I like Belleville's approach for the most part. She seems to me to be much more balanced than some of the more detailed academic commentaries. She argues for Pauline authorship of the entire letter. She tends to favor seeing the letter as a unity, with some caution that certainty is impossible. She finds no absolutely convincing explanation about why the last few chapters seem very different, but she nonetheless does not take the differences to demonstrate their being taken from some other letter, and we should give the letter in its current form the benefit of the doubt in the absence of clear evidence. Overall, her exposition captures well the basic themes of this letter and how it ties in with I Corinthians and demonstrates both a familiarity with the literature on the epistle and an eye for how to interpret and apply its message in our contemporary setting.
Her goal seems to be to provide enough information from the best scholarship on the book to understand what Paul is up to in this letter without getting too bogged down in some of the more thorny problems.
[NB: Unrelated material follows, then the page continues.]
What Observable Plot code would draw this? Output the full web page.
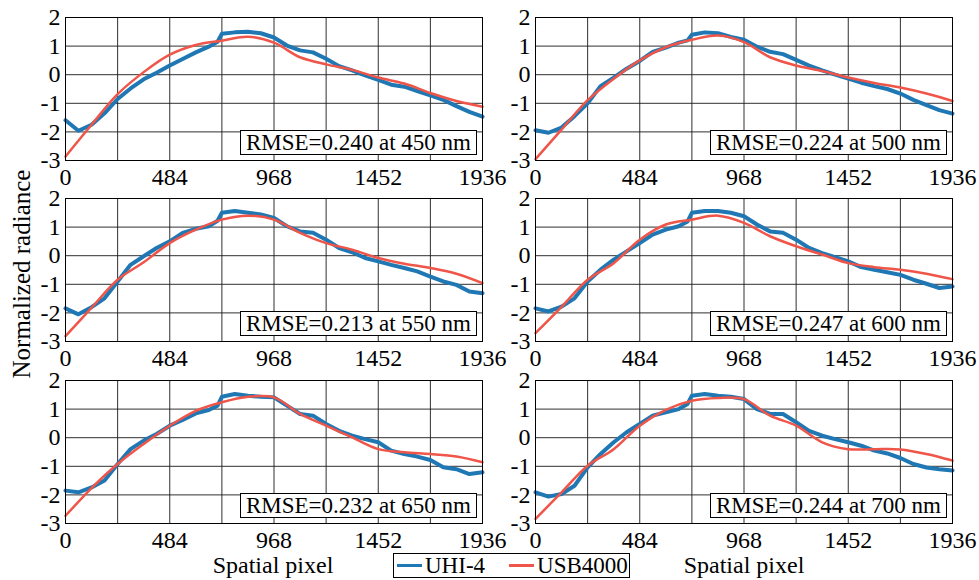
<!DOCTYPE html>
<html>
<head>
<meta charset="utf-8">
<script src="https://cdn.jsdelivr.net/npm/d3@7"></script>
<script src="https://cdn.jsdelivr.net/npm/@observablehq/plot@0.6"></script>
<style>
  body { margin: 0; background: #fff; }
  #fig { position: relative; width: 979px; height: 580px; overflow: hidden; color: #000; background: #fff;
         font-family: "Liberation Serif", serif; }
  .panel { position: absolute; width: 490px; height: 185px; }
  .rmse { position: absolute; right: 13px; bottom: 30px; height: 25px; box-sizing: border-box;
          border: 1.3px solid #000; background: #fff; padding: 0 5px; font-size: 23px;
          line-height: 23px; white-space: nowrap; }
  .xtitle { position: absolute; top: 551px; font-size: 24px; line-height: 28px; width: 300px;
            text-align: center; }
  .ytitle { position: absolute; left: 22px; top: 274px; font-size: 25px; line-height: 28px;
            white-space: nowrap; transform: translate(-50%, -50%) rotate(-90deg); }
  .legend { position: absolute; left: 393px; top: 553px; width: 237px; height: 25px;
            box-sizing: border-box; border: 1px solid #000; font-size: 23px; line-height: 23px;
            display: flex; align-items: center; padding-left: 3px; }
  .legend .sw { display: inline-block; width: 25px; height: 3px; margin-right: 3px; }
  .legend .item { display: flex; align-items: center; }
</style>
</head>
<body>
<div id="fig"></div>
<script>
// Sample positions along the detector (spatial pixel index)
const xUHI = [0, 60, 121, 181, 242, 302, 363, 423, 484, 544, 605, 665, 706, 726, 786, 847, 907,
              968, 1028, 1089, 1149, 1210, 1270, 1331, 1391, 1452, 1512, 1573, 1633, 1694,
              1754, 1815, 1875, 1936];
const xUSB = [0, 121, 242, 363, 484, 605, 726, 847, 968, 1089, 1210, 1331, 1452, 1573, 1694, 1815, 1936];

// Normalized radiance, UHI-4 camera
const uhi450 = [-1.59, -1.96, -1.75, -1.35, -0.85, -0.48, -0.16, 0.07, 0.32, 0.55, 0.78, 0.98, 1.15, 1.43, 1.48, 1.50, 1.45,
                1.30, 1.02, 0.85, 0.78, 0.56, 0.30, 0.15, -0.02, -0.18, -0.35, -0.42, -0.57, -0.72, -0.88, -1.10, -1.30, -1.47];
const uhi500 = [-1.94, -2.03, -1.85, -1.45, -1.00, -0.40, -0.10, 0.21, 0.48, 0.80, 0.95, 1.12, 1.20, 1.40, 1.48, 1.45, 1.32,
                1.22, 0.98, 0.80, 0.72, 0.52, 0.32, 0.15, 0.00, -0.14, -0.28, -0.40, -0.50, -0.66, -0.88, -1.06, -1.24, -1.36];
const uhi550 = [-1.84, -2.05, -1.80, -1.49, -0.90, -0.32, -0.02, 0.27, 0.50, 0.80, 0.94, 1.03, 1.22, 1.50, 1.56, 1.50, 1.44,
                1.32, 1.03, 0.85, 0.80, 0.56, 0.27, 0.12, -0.08, -0.20, -0.32, -0.43, -0.55, -0.73, -0.90, -1.02, -1.25, -1.31];
const uhi600 = [-1.84, -1.95, -1.78, -1.49, -0.90, -0.49, -0.14, 0.15, 0.44, 0.74, 0.91, 1.03, 1.20, 1.50, 1.56, 1.56, 1.50,
                1.38, 1.09, 0.85, 0.80, 0.56, 0.27, 0.09, -0.05, -0.20, -0.40, -0.49, -0.58, -0.67, -0.84, -0.98, -1.13, -1.08];
const uhi650 = [-1.85, -1.91, -1.74, -1.50, -0.92, -0.40, -0.10, 0.13, 0.42, 0.62, 0.85, 0.97, 1.12, 1.43, 1.53, 1.47, 1.43,
                1.41, 1.12, 0.83, 0.77, 0.48, 0.24, 0.07, -0.05, -0.16, -0.45, -0.57, -0.66, -0.78, -1.03, -1.10, -1.27, -1.21];
const uhi700 = [-1.91, -2.06, -1.97, -1.68, -1.04, -0.57, -0.16, 0.19, 0.48, 0.77, 0.89, 1.00, 1.18, 1.47, 1.53, 1.47, 1.43,
                1.35, 1.00, 0.83, 0.83, 0.54, 0.24, 0.07, -0.05, -0.16, -0.28, -0.45, -0.55, -0.71, -0.92, -1.04, -1.10, -1.15];

// Normalized radiance, USB4000 spectrometer
const usb450 = [-2.86, -1.75, -0.68, 0.09, 0.70, 1.04, 1.19, 1.33, 1.12, 0.61, 0.36, 0.17, -0.10, -0.31, -0.64, -0.92, -1.12];
const usb500 = [-2.95, -1.92, -0.89, -0.14, 0.50, 0.96, 1.22, 1.37, 1.14, 0.61, 0.32, 0.13, -0.10, -0.29, -0.45, -0.66, -0.92];
const usb550 = [-2.81, -1.82, -0.84, -0.23, 0.44, 0.91, 1.26, 1.40, 1.26, 0.80, 0.44, 0.21, -0.08, -0.28, -0.43, -0.63, -0.96];
const usb600 = [-2.71, -1.79, -0.84, -0.26, 0.56, 1.09, 1.26, 1.40, 1.15, 0.68, 0.33, 0.04, -0.26, -0.40, -0.49, -0.63, -0.82];
const usb650 = [-2.73, -1.76, -0.92, -0.22, 0.42, 0.94, 1.24, 1.43, 1.41, 0.83, 0.42, 0.01, -0.40, -0.51, -0.57, -0.66, -0.86];
const usb700 = [-2.84, -1.91, -0.98, -0.40, 0.42, 0.97, 1.29, 1.39, 1.35, 0.77, 0.42, -0.16, -0.40, -0.40, -0.41, -0.57, -0.80];

const wavelengths = [450, 500, 550, 600, 650, 700];
const rmseValues = [0.240, 0.224, 0.213, 0.247, 0.232, 0.244];
const uhiSeries = [uhi450, uhi500, uhi550, uhi600, uhi650, uhi700];
const usbSeries = [usb450, usb500, usb550, usb600, usb650, usb700];

const xTicks = [0, 484, 968, 1452, 1936];
const xGrid = [242, 484, 726, 968, 1210, 1452, 1694];
const yTicks = [-3, -2, -1, 0, 1, 2];
const yTickLabels = ["-3", "-2", "-1", "0", "1", "2"];
const seriesNames = ["UHI-4", "USB4000"];
const seriesColors = ["#1f77b4", "#ef5548"];

const font = '"Liberation Serif", serif';
const fig = document.getElementById("fig");

wavelengths.forEach((wl, i) => {
  const col = i % 2, row = Math.floor(i / 2);
  const uhi = xUHI.map((x, k) => ({x, y: uhiSeries[i][k]}));
  const usb = xUSB.map((x, k) => ({x, y: usbSeries[i][k]}));

  const chart = Plot.plot({
    width: 490,
    height: 185,
    marginLeft: 65,
    marginRight: 8,
    marginTop: 17,
    marginBottom: 25,
    style: {fontFamily: font, fontSize: "24px", background: "transparent", overflow: "visible", color: "#000"},
    x: {domain: [0, 1936]},
    y: {domain: [-3, 2]},
    marks: [
      Plot.gridX(xGrid, {stroke: "#1a1a1a", strokeOpacity: 0.9, strokeWidth: 1}),
      Plot.gridY([-2, -1, 0, 1], {stroke: "#1a1a1a", strokeOpacity: 0.9, strokeWidth: 1}),
      Plot.axisX(xTicks, {tickSize: 0, tickPadding: 7, fontSize: 24, label: null, tickFormat: d => String(d)}),
      Plot.axisY(yTicks, {tickSize: 0, tickPadding: 5, fontSize: 24, label: null,
                          tickFormat: d => yTickLabels[yTicks.indexOf(d)]}),
      Plot.line(uhi, {x: "x", y: "y", stroke: seriesColors[0], strokeWidth: 4}),
      Plot.line(usb, {x: "x", y: "y", stroke: seriesColors[1], strokeWidth: 2.5, curve: "catmull-rom"}),
      Plot.frame({stroke: "#000", strokeWidth: 1})
    ]
  });

  const holder = document.createElement("div");
  holder.className = "panel";
  holder.style.left = (col * 470) + "px";
  holder.style.top = [0, 181, 363][row] + "px";
  holder.appendChild(chart);

  const box = document.createElement("div");
  box.className = "rmse";
  box.textContent = `RMSE=${rmseValues[i].toFixed(3)} at ${wl} nm`;
  holder.appendChild(box);
  fig.appendChild(holder);
});

// Axis titles
[273, 744].forEach(cx => {
  const t = document.createElement("div");
  t.className = "xtitle";
  t.style.left = (cx - 150) + "px";
  t.textContent = "Spatial pixel";
  fig.appendChild(t);
});
const yt = document.createElement("div");
yt.className = "ytitle";
yt.textContent = "Normalized radiance";
fig.appendChild(yt);

// Legend
const legend = document.createElement("div");
legend.className = "legend";
seriesNames.forEach((name, k) => {
  const item = document.createElement("span");
  item.className = "item";
  if (k > 0) item.style.marginLeft = "24px";
  const sw = document.createElement("span");
  sw.className = "sw";
  sw.style.background = seriesColors[k];
  item.appendChild(sw);
  item.appendChild(document.createTextNode(name));
  legend.appendChild(item);
});
fig.appendChild(legend);
</script>
</body>
</html>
Sometimes she just refers to other scholarship when the details are tricky and the importance of the disagreement is less significant. She does give exegetical and text-critical notes at the bottom of the page, with a running exposition (not always verse by verse) taking up most of the space on most pages. It's hard to read both in order, however, since she does not use the notes at the bottom as footnotes. Since the commentary proper is not always verse-by-verse, it's difficult to figure out when to read the notes at the bottom. Other than that, the commentary does not seem like a scholarly reference work but feels like a book you can read.
For detailed scholarly work on this book on the level of the Greek text, try Murray J. Harris' NIGTC, and for a more detailed exegetical work without the detailed Greek I recommend the NAC by David Garland. But for this level of detail Belleville is excellent.